**Exercise goal:**
Print word for word the first line of the listing below and every line after it, through the line with "const vaccTicks = [0, 2, 4, 6, 8];". Leave out the pictures and the rest.
[START Raw data]
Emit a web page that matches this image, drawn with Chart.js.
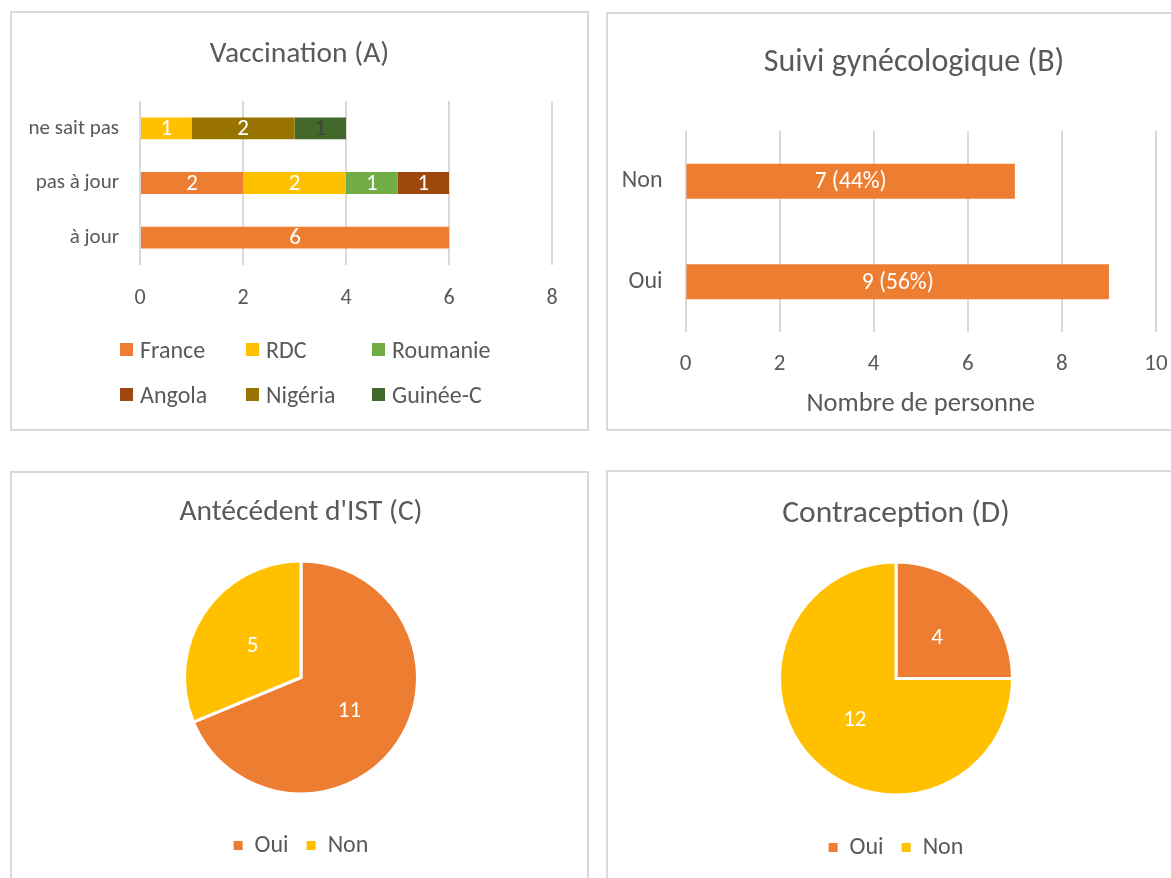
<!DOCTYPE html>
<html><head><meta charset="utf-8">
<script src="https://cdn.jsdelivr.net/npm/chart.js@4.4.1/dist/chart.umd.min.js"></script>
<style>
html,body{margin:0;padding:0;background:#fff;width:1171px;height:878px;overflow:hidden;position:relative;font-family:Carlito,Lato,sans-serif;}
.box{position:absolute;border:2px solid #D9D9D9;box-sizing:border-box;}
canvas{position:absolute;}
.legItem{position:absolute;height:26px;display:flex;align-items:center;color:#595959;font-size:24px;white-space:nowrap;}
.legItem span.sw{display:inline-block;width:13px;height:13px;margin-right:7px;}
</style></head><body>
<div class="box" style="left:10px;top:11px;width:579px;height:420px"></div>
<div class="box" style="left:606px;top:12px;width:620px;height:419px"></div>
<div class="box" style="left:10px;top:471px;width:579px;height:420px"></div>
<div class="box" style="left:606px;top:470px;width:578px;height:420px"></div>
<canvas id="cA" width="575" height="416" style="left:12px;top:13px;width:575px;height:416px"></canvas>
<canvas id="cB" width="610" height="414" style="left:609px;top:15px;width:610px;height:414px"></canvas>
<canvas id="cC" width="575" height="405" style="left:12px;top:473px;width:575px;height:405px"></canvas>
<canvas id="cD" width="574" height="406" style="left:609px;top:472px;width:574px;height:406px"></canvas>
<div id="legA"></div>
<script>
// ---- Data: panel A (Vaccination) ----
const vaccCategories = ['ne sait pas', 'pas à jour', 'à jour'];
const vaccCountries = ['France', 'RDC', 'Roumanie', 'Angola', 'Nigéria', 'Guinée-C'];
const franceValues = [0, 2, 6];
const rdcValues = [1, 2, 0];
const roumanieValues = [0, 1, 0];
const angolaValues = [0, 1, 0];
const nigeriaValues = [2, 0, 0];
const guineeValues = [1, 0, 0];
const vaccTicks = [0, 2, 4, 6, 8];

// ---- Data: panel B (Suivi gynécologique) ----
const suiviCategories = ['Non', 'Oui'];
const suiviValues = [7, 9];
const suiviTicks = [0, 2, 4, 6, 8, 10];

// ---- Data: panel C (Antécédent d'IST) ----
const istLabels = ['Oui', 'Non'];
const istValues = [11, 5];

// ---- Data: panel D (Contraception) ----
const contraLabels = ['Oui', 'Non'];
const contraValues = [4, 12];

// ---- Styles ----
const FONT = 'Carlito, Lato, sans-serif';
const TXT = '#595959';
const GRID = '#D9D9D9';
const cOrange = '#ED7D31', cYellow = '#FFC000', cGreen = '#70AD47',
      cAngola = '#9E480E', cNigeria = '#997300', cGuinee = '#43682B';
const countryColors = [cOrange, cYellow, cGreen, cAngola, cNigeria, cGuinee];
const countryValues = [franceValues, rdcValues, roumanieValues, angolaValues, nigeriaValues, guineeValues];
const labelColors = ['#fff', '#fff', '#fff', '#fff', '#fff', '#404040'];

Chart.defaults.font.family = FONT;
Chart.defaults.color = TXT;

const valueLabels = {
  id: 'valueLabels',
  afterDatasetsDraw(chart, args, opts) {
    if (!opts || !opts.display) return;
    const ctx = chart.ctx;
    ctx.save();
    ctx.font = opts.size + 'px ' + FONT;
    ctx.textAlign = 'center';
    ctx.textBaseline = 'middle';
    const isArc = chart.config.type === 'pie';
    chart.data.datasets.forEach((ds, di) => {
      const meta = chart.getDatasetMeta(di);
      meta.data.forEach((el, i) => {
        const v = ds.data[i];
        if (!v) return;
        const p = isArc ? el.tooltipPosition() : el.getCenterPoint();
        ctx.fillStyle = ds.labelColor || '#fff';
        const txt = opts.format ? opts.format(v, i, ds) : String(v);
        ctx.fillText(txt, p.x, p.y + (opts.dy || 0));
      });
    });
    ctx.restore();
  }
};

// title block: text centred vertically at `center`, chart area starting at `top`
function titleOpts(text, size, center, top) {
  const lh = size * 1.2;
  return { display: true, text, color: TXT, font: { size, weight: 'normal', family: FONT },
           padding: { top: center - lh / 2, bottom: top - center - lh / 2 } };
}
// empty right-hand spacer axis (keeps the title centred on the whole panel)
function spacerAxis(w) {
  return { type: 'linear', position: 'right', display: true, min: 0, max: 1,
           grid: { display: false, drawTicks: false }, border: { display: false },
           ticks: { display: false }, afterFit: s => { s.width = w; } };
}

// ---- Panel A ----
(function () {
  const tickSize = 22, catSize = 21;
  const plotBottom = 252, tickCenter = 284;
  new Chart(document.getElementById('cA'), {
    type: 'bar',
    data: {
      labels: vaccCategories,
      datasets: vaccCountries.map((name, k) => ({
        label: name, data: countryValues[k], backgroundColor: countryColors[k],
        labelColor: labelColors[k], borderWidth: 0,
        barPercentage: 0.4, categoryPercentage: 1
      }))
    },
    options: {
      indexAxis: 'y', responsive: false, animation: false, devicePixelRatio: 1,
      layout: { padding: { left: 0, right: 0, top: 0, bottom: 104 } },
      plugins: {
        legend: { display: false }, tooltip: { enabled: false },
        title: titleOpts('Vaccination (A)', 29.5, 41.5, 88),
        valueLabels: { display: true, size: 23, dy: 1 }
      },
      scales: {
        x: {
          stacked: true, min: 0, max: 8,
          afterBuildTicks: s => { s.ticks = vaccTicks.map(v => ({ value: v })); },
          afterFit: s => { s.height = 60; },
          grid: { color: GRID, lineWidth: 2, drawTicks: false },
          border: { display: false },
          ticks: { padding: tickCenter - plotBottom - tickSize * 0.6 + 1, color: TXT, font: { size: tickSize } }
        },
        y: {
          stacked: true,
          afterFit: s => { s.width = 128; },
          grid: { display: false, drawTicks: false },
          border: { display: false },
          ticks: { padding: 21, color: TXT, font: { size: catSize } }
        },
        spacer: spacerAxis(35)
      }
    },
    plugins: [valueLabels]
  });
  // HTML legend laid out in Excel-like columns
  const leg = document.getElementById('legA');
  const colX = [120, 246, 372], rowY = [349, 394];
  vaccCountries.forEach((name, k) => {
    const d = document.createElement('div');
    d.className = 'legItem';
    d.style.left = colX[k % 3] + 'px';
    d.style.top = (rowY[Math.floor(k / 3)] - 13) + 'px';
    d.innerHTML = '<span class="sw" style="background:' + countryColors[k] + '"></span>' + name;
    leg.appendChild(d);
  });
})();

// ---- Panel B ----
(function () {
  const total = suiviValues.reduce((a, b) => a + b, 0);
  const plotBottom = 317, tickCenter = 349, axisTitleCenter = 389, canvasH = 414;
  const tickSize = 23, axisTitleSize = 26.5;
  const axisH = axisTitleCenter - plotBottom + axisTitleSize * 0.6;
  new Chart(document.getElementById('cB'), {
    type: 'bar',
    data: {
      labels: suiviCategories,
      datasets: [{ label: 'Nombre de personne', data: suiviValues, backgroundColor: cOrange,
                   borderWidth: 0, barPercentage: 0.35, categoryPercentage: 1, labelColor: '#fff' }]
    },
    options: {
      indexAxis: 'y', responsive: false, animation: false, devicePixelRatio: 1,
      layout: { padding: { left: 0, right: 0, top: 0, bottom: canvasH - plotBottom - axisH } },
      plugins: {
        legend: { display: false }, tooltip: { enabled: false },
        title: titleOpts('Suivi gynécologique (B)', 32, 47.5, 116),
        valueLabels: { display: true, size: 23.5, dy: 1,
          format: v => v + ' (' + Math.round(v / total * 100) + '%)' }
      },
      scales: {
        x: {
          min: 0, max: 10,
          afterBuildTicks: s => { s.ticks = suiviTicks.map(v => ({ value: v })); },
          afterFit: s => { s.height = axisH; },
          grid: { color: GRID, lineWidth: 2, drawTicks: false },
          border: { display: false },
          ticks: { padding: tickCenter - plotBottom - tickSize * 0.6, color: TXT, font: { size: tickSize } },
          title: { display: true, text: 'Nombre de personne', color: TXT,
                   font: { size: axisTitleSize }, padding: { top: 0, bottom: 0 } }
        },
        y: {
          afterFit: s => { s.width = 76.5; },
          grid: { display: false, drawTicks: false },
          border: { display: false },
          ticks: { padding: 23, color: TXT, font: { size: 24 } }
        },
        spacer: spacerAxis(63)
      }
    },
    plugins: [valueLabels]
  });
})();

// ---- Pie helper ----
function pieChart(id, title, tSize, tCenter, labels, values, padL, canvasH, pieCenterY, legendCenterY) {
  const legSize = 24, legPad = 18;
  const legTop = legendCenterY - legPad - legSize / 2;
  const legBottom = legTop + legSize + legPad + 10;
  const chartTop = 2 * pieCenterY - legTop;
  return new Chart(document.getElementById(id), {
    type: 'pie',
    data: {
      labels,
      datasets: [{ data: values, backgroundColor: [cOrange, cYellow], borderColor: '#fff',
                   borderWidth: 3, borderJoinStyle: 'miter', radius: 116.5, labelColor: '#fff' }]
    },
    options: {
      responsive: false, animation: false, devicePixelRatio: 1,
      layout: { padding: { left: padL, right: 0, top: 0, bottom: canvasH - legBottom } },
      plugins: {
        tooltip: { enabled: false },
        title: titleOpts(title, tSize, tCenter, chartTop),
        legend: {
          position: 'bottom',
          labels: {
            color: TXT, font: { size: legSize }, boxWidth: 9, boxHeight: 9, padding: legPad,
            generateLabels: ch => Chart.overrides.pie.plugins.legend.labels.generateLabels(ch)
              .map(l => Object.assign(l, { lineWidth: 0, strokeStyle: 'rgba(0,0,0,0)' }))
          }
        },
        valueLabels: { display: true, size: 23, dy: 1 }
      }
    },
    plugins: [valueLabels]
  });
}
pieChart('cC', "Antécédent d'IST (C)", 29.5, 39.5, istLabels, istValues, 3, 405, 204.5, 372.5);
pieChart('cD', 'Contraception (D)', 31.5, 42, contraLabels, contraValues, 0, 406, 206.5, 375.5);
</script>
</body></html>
[END Raw data]
**Right answer:**
Emit a web page that matches this image, drawn with Chart.js.
<!DOCTYPE html>
<html><head><meta charset="utf-8">
<script src="https://cdn.jsdelivr.net/npm/chart.js@4.4.1/dist/chart.umd.min.js"></script>
<style>
html,body{margin:0;padding:0;background:#fff;width:1171px;height:878px;overflow:hidden;position:relative;font-family:Carlito,Lato,sans-serif;}
.box{position:absolute;border:2px solid #D9D9D9;box-sizing:border-box;}
canvas{position:absolute;}
.legItem{position:absolute;height:26px;display:flex;align-items:center;color:#595959;font-size:24px;white-space:nowrap;}
.legItem span.sw{display:inline-block;width:13px;height:13px;margin-right:7px;}
</style></head><body>
<div class="box" style="left:10px;top:11px;width:579px;height:420px"></div>
<div class="box" style="left:606px;top:12px;width:620px;height:419px"></div>
<div class="box" style="left:10px;top:471px;width:579px;height:420px"></div>
<div class="box" style="left:606px;top:470px;width:578px;height:420px"></div>
<canvas id="cA" width="575" height="416" style="left:12px;top:13px;width:575px;height:416px"></canvas>
<canvas id="cB" width="610" height="414" style="left:609px;top:15px;width:610px;height:414px"></canvas>
<canvas id="cC" width="575" height="405" style="left:12px;top:473px;width:575px;height:405px"></canvas>
<canvas id="cD" width="574" height="406" style="left:609px;top:472px;width:574px;height:406px"></canvas>
<div id="legA"></div>
<script>
// ---- Data: panel A (Vaccination) ----
const vaccCategories = ['ne sait pas', 'pas à jour', 'à jour'];
const vaccCountries = ['France', 'RDC', 'Roumanie', 'Angola', 'Nigéria', 'Guinée-C'];
const franceValues = [0, 2, 6];
const rdcValues = [1, 2, 0];
const roumanieValues = [0, 1, 0];
const angolaValues = [0, 1, 0];
const nigeriaValues = [2, 0, 0];
const guineeValues = [1, 0, 0];
const vaccTicks = [0, 2, 4, 6, 8];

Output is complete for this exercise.